The methodology underpinning the analysis of trends in performance in international studies of education is complex. To ensure the comparability of PISA results across different assessment years, a number of conditions must be met.
In particular, successive assessments of the same subject must include a sufficient number of common assessment items, and these items must retain their measurement properties over time so that results can be reported on a common scale. The set of items included must adequately cover the different aspects of the framework for each domain.
Furthermore, the sample of students in different assessment cycles must be similarly representative of the target population; only results from samples that meet the strict standards set by PISA can be compared over time. Even though some countries and economies took part in successive PISA assessments, some of them cannot compare all their PISA results over time.
Comparisons over time can be affected by changes in assessment conditions or in the methods used to estimate students’ performance on the PISA scale. In particular, from 2015 onward, PISA introduced computer-based testing as the main form of assessment. It also adopted a more flexible model for scaling response data, and treated items that were left unanswered at the end of test forms as if they were not part of the test, rather than as incorrectly answered. (Such items were considered incorrect in previous assessments for the purpose of estimating students’ position on the PISA scale.) Instead of re-estimating past results based on new methods, PISA incorporates the uncertainty associated with these changes when computing the statistical significance of trend estimates (see the section on “link errors” below).
Changes in enrolment rates do not affect the representative nature of the PISA sample with regards to its target population (15-year-olds enrolled in Grade 7 or above), nevertheless, such changes may affect the interpretation of trends.

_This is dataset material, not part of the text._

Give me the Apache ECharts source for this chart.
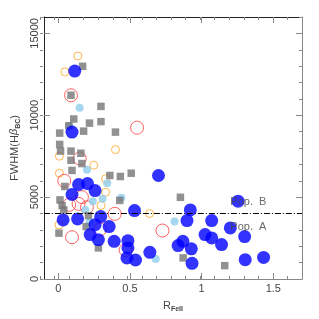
<!DOCTYPE html>
<html><head><meta charset="utf-8">
<script src="https://cdn.jsdelivr.net/npm/echarts@6/dist/echarts.min.js"></script>
<style>html,body{margin:0;padding:0;background:#fff}#c{width:319px;height:319px}</style>
</head><body><div id="c"></div>
<script>
const xMajor = [0, 0.5, 1, 1.5];
const yMajor = [0, 5000, 10000, 15000];
const popLine = 4000;
const popLabels = [{name: 'Pop.  B', value: [1.2, 4690]}, {name: 'Pop.  A', value: [1.2, 3160]}];

const orangeOpen = [[0.137,13620],[0.046,12650],[0.399,7900],[0.008,7500],[0.008,6460],[0.248,6950],[0.33,6120],[0.33,5300],[0.298,4490],[0.637,4000],[0.005,3300]];
const redOpen = [[0.089,11220],[0.55,9240],[0.15,7360],[0.042,6000],[0.165,5000],[0.076,4530],[0.142,4590],[0.2,4380],[0.096,2550],[0.394,3980],[0.47,1770],[0.727,2960],[0.29,3020]];
const lightBlue = [[0.149,10460],[0.078,9320],[0.2,6670],[0.342,5850],[0.241,4750],[0.309,4900],[0.44,4960],[0.188,4220],[0.218,3460],[0.68,1220],[0.811,3510]];
const graySq = [[0.17,12990],[0.089,11220],[0.298,10540],[0.108,9770],[0.074,9360],[0.218,9520],[0.298,9610],[0.177,9030],[0.01,8910],[0.399,8970],[0.01,8220],[0.016,7810],[0.089,7810],[0.158,7680],[0.089,7250],[0.165,7050],[0.096,6630],[0.36,6320],[0.433,6260],[0.509,6460],[0.046,5650],[0.012,4830],[0.027,4490],[0.039,4220],[0.211,3870],[0.195,3200],[0.005,2800],[0.28,1900],[0.429,4800],[0.852,4990],[0.871,1290],[1.161,815]];
const blueBig = [[0.115,12700],[0.096,8970],[0.096,5160],[0.142,5770],[0.204,5830],[0.257,5400],[0.034,3610],[0.135,3670],[0.296,3810],[0.257,3320],[0.355,3200],[0.223,2710],[0.28,2400],[0.39,2300],[0.486,2340],[0.486,1900],[0.479,1285],[0.539,1160],[0.532,4180],[0.639,1630],[0.699,6320],[0.921,4220],[0.898,3570],[1.07,3570],[1.254,4750],[1.2,3120],[1.3,2590],[1.024,2710],[1.07,2510],[1.139,2100],[0.869,2300],[0.836,2040],[0.928,1840],[0.933,955],[1.304,1180],[1.432,1320]];

const FONT = '"Liberation Sans", Arial, sans-serif';
const gridRect = {left: 40, right: 17, top: 17, bottom: 40};
const XMIN = -0.1, XMAX = 1.7, YMIN = 0, YMAX = 16000;
const plain = v => String(v);

function majorX(pos, grid, lineColor, showLabel) {
  return {
    type: 'value', gridIndex: grid, position: pos, min: XMIN, max: XMAX,
    axisLine: {show: true, onZero: false, lineStyle: {color: lineColor, width: 1}},
    axisTick: {show: true, inside: true, length: 6, customValues: xMajor, lineStyle: {color: '#888'}},
    axisLabel: {show: showLabel, customValues: xMajor, formatter: plain, color: '#444', fontSize: 11, fontFamily: FONT, margin: 4},
    splitLine: {show: false}
  };
}
function minorX(pos, grid) {
  return {
    type: 'value', gridIndex: grid, position: pos, min: XMIN, max: XMAX, interval: 0.1,
    axisLine: {show: false, onZero: false},
    axisTick: {show: true, inside: true, length: 3, lineStyle: {color: '#888'}},
    axisLabel: {show: false}, splitLine: {show: false}
  };
}
function majorY(pos, grid, lineColor, showLabel) {
  return {
    type: 'value', gridIndex: grid, position: pos, min: YMIN, max: YMAX,
    axisLine: {show: true, onZero: false, lineStyle: {color: lineColor, width: 1}},
    axisTick: {show: true, inside: true, length: 6, customValues: yMajor, lineStyle: {color: '#888'}},
    axisLabel: {show: showLabel, customValues: yMajor, formatter: plain, rotate: 90, color: '#444', fontSize: 11, fontFamily: FONT, margin: 3},
    splitLine: {show: false}
  };
}
function minorY(pos, grid) {
  return {
    type: 'value', gridIndex: grid, position: pos, min: YMIN, max: YMAX, interval: 1000,
    axisLine: {show: false, onZero: false},
    axisTick: {show: true, inside: true, length: 3, lineStyle: {color: '#888'}},
    axisLabel: {show: false}, splitLine: {show: false}
  };
}

const xb = majorX('bottom', 0, '#888', true);
xb.name = 'R{s|FeII}';
xb.nameLocation = 'middle';
xb.nameGap = 19;
xb.nameTextStyle = {color: '#444', fontSize: 11, fontFamily: FONT, lineHeight: 14,
  rich: {s: {fontSize: 7, fontWeight: 'bold', color: '#444', fontFamily: FONT, verticalAlign: 'bottom', lineHeight: 9}}};
const yl = majorY('left', 0, '#222', true);
yl.name = 'FWHM(H{b|β}{s|BC})';
yl.nameLocation = 'middle';
yl.nameRotate = 90;
yl.nameGap = 12;
yl.nameTextStyle = {color: '#444', fontSize: 11, fontFamily: FONT, lineHeight: 14,
  rich: {b: {fontSize: 11, fontStyle: 'italic', color: '#444', fontFamily: FONT, verticalAlign: 'top', lineHeight: 12},
         s: {fontSize: 7, fontWeight: 'bold', color: '#444', fontFamily: FONT, verticalAlign: 'bottom', lineHeight: 9}}};

const option = {
  animation: false,
  backgroundColor: '#fff',
  grid: [Object.assign({}, gridRect), Object.assign({}, gridRect)],
  xAxis: [xb, majorX('top', 0, '#222', false), minorX('bottom', 1), minorX('top', 1)],
  yAxis: [yl, majorY('right', 0, '#888', false), minorY('left', 1), minorY('right', 1)],
  series: [
    {type: 'scatter', xAxisIndex: 0, yAxisIndex: 0, data: orangeOpen, symbol: 'circle', symbolSize: 8,
     itemStyle: {color: 'rgba(0,0,0,0)', borderColor: '#ffa520', borderWidth: 1}, emphasis: {disabled: true}, silent: true},
    {type: 'scatter', xAxisIndex: 0, yAxisIndex: 0, data: redOpen, symbol: 'circle', symbolSize: 13,
     itemStyle: {color: 'rgba(0,0,0,0)', borderColor: '#ff3b3b', borderWidth: 1}, emphasis: {disabled: true}, silent: true},
    {type: 'scatter', xAxisIndex: 0, yAxisIndex: 0, data: lightBlue, symbol: 'circle', symbolSize: 8,
     itemStyle: {color: '#8fcdee'}, emphasis: {disabled: true}, silent: true},
    {type: 'scatter', xAxisIndex: 0, yAxisIndex: 0, data: graySq, symbol: 'rect', symbolSize: 7.5,
     itemStyle: {color: '#767676'}, emphasis: {disabled: true}, silent: true},
    {type: 'scatter', xAxisIndex: 0, yAxisIndex: 0, data: blueBig, symbol: 'circle', symbolSize: 13,
     itemStyle: {color: '#0000ff'}, emphasis: {disabled: true}, silent: true},
    {type: 'scatter', xAxisIndex: 0, yAxisIndex: 0, data: [], silent: true,
     markLine: {silent: true, symbol: ['none', 'none'], label: {show: false},
       lineStyle: {color: '#000', width: 1, type: [6, 2, 1, 2]}, data: [{yAxis: popLine}]}},
    {type: 'scatter', xAxisIndex: 0, yAxisIndex: 0, data: popLabels, symbolSize: 0, silent: true,
     label: {show: true, position: 'right', distance: 0, formatter: '{b}', color: '#444', fontSize: 11, fontFamily: FONT}}
  ]
};
echarts.init(document.getElementById('c'), null, {renderer: 'canvas'}).setOption(option);
</script></body></html>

Finally, comparisons of assessment results through years that correspond to different assessment frameworks may also reflect the shifting emphasis of the test. For example, differences between PISA 2018 (and earlier) and PISA 2022 results in mathematics reflect not only whether students have become better at mastering the common assessment items used for linking the assessments (which reflect the earlier assessment framework), they also reflect students’ relative performance (compared to other students in other countries) on aspects of proficiency that are emphasised in the most recent assessment framework.